True believers in the horse racing world think they can manage this, or better yet, keep it quiet. They think they are immune, that the reckless, balkanized manner in which horse racing is organized and regulated across 38 distinct racing jurisdictions won’t throw them off stride.

It’s a naïve view. It willfully ignores a body of evidence that reform for animals is happening across every enterprise using animals – through the courts, lawmaking bodies, the ballot box, consumer choice, or whatever other pathway it may be. No industry can go on doing bad things to animals and escape scrutiny in an era of social media and with tens of thousands of animal advocacy groups operating in a culture that largely agrees with their take on the world.

Look what happened to a SeaWorld (mind you, a company, not an entire industry). A single documentary triggered an enormous backlash against the publicly traded company, with young people especially no longer interested in buying tickets to support a company confining whales in small pools. SeaWorld eventually got, for the most part, on the right side of the debate by ending the breeding of the animals and committing itself to doing better by animals in a range of other ways, too.

Or better yet, take Ringling Bros., also a big company and the big brand in the world of animal-based circuses.

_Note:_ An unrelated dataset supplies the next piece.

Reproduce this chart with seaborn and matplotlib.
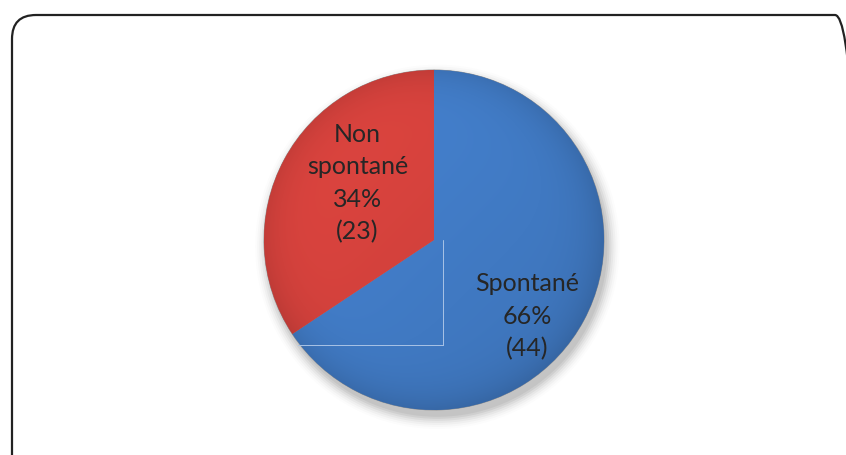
import numpy as np
import matplotlib.pyplot as plt
import seaborn as sns
from matplotlib.patches import FancyBboxPatch, Circle
import matplotlib.colors as mcolors

sns.set_style('white')
plt.rcParams['font.family'] = ['Lato', 'DejaVu Sans']

# Data
categories = ['Spontané', 'Non spontané']
counts = [44, 23]
percents = ['66%', '34%']
colors = ['#4079c2', '#cf403b']

fig = plt.figure(figsize=(8.46, 4.55), dpi=100)

# rounded frame around the chart, in figure fraction (runs off right and bottom edges)
W, H = 846, 455
frame = FancyBboxPatch((12 / W, -40 / H), 847 / W, (H - 15 + 40) / H,
                       boxstyle='round,pad=0,rounding_size=%f' % (24 / W),
                       mutation_aspect=W / H,
                       transform=fig.transFigure, facecolor='none',
                       edgecolor='#222222', linewidth=1.6, zorder=10)
fig.patches.append(frame)

# pie axes: center (434, 240), radius 170 px
ax = fig.add_axes([(434 - 170) / W, (H - 240 - 170) / H, 340 / W, 340 / H])

# soft shadow
for i, a in enumerate(np.linspace(0.06, 0.01, 7)):
    ax.add_patch(Circle((0.02, -0.04), 1.0 + i * 0.012, color='black', alpha=a,
                        lw=0, zorder=0, clip_on=False))

wedges, _ = ax.pie(counts, colors=colors, startangle=90, counterclock=False,
                   radius=1.0, wedgeprops=dict(linewidth=0.6, edgecolor='#8f8f8f'))

# shading overlay clipped to each wedge
xx, yy = np.meshgrid(np.linspace(-1, 1, 400), np.linspace(1, -1, 400))
rr = np.sqrt(xx ** 2 + yy ** 2)
light = 1.02 - 0.08 * (xx - yy) / 2 - 0.12 * np.clip(rr, 0, 1) ** 8
for w, c in zip(wedges, colors):
    base = np.array(mcolors.to_rgb(c))
    img = np.clip(base[None, None, :] * light[:, :, None], 0, 1)
    im = ax.imshow(img, extent=[-1, 1, -1, 1], zorder=2, interpolation='bilinear')
    im.set_clip_path(w)

# faint guide lines seen in the original rendering
ax.plot([0.053, 0.053], [0.0, -0.62], color='#a9c3e6', lw=0.7, zorder=3)
ax.plot([-0.80, 0.053], [-0.62, -0.62], color='#a9c3e6', lw=0.7, zorder=3)

label_pos = [(0.55, -0.45), (-0.45, 0.335)]
for (x, y), cat, pct, n in zip(label_pos, categories, percents, counts):
    txt = cat.replace('Non ', 'Non\n') + '\n' + pct + '\n(' + str(n) + ')'
    ax.text(x, y, txt, ha='center', va='center', fontsize=18, color='#262626',
            linespacing=1.5, zorder=5)

ax.set_xlim(-1, 1)
ax.set_ylim(-1, 1)
ax.set_aspect('auto')
ax.axis('off')
fig.savefig('out.png', dpi=100)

It made no attempt to stop using elephants, lions, and tigers in its traveling acts. It found itself in constant battle, fighting to slow or stop the advance of bills at the federal, state, and local bills to ban bullhooks for use on elephants or any use of elephants in the first place. After years of battle, Ringling’s leadership shut down the company, ironically right after it won a big lawsuit against animal advocates. They could win the occasional battle, but it was losing the war and its leaders knew it.

Or take a look at fur trappers in California. Larger cultural forces were slowing eroding their numbers. Then two decades ago, voters approved a ballot initiative to ban the use of cruel traps for killing animals for their fur. Then other laws followed to tighten restrictions on trapping. Now the trappers are facing a bill to ban any fur sales in the state from traps. “My association is not fighting back because trapping is a dead horse in California,” Reed Aiton, the president of the National Trappers’ Association, told the Los Angeles Times. It was a slow death, but make no mistake, it’s the death of the industry in the nation’s biggest state.

By December, there won’t be any jurisdiction in the United States where cockfighting or dogfighting is legal. That milestone will be reached, after hundreds of years of legal cockfighting in many of the states and territories, because the Congress enacted an Animal Wellness Action-backed amendment to the Farm bill to apply the strong federal prohibitions against animal fighting to the entire country.

In perhaps the scariest parallel to the horse racing crowd, Florida voters just wiped out two-thirds of the greyhound racing industry, shuttering 12 tracks in Florida (there are only 18 in the nation). The industry failed to embrace substantive reforms – with concerns mounting about on-track injuries, confinement of the animals when not racing, and doping of the dogs. Nearly 70 percent of Florida voters, when given the chance to weigh in, said the industry must shut down. By the end of 2020, there will be, at most, six greyhound tracks in the U.S. – down from 60 just 25 years ago.

Is horse racing so strong that it can withstand the drumbeat of stories of horses breaking down? They’ve weathered past storms, but so did Ringling Bros. and others until they couldn’t. The 23 breakdowns at Santa Anita are just one more poignant example of horse health and welfare problems that cannot be adequately explained by the industry.

Since the regular breakdowns and the daily doping of horses are what most voters know about horse racing in California, how do you think they’d vote if presented with a ballot initiative to end racing? Nobody in Florida thought 70 percent of voters would end greyhound racing in the industry’s main state – until, that is, they took that action. Then it was too late to change.

The fact is, horses are dying almost certainly because of breeding practices that make the animals less fit and sound and routine doping that enhances performance and gets injured horses onto the track when they should be in the stall. There are a range of other issues, such as track surfaces, early-age racing, the use of whips, and more.

Interest in horse racing has been waning for a long time. It’s been propped up by casino gambling at pari-mutuel facilities. The infusion of cash from the casino operations that is flowing to purses for horse races is masking the industry’s ebbing fortunes. If the gambling industry has been its financier and savior, it can quickly turn into its antagonist if the circumstances dictate that kind of turn-around.

Are young people becoming die-hard fans of horse racing? Anything but that. Horse racing has an aging, male fan base, and it’s shrinking. And it’s just a fact that the industry cannot regulate itself properly.

It doesn’t take long for a few more horrific outcomes on the track to permanently shape the narrative.

There are plenty of leaders in the industry sounding the alarm, led by The Jockey Club, the breed registry for thoroughbreds. The Club issued a damning assessment last week about problems in the sport that its leaders must address. It called for a series of reforms, including the passage in Congress of the Horseracing Integrity Act, to ban the use of drugs on race day.

It’s an attempt by the Jockey Club to save the sport. To alter the narrative and demonstrate that the leadership within the industry is willing to make sacrifices to protect the athletes at the center of the enterprise. But they are facing resistance from some owners, trainers, and veterinarians addicted to drugs.

One big question is, can the growing forces for reform within the industry prevail over the old guard? The even larger question may be, is horse racing facing an irreversible decline, a process accelerated by the intransigence of the very people who purport to be its biggest defenders?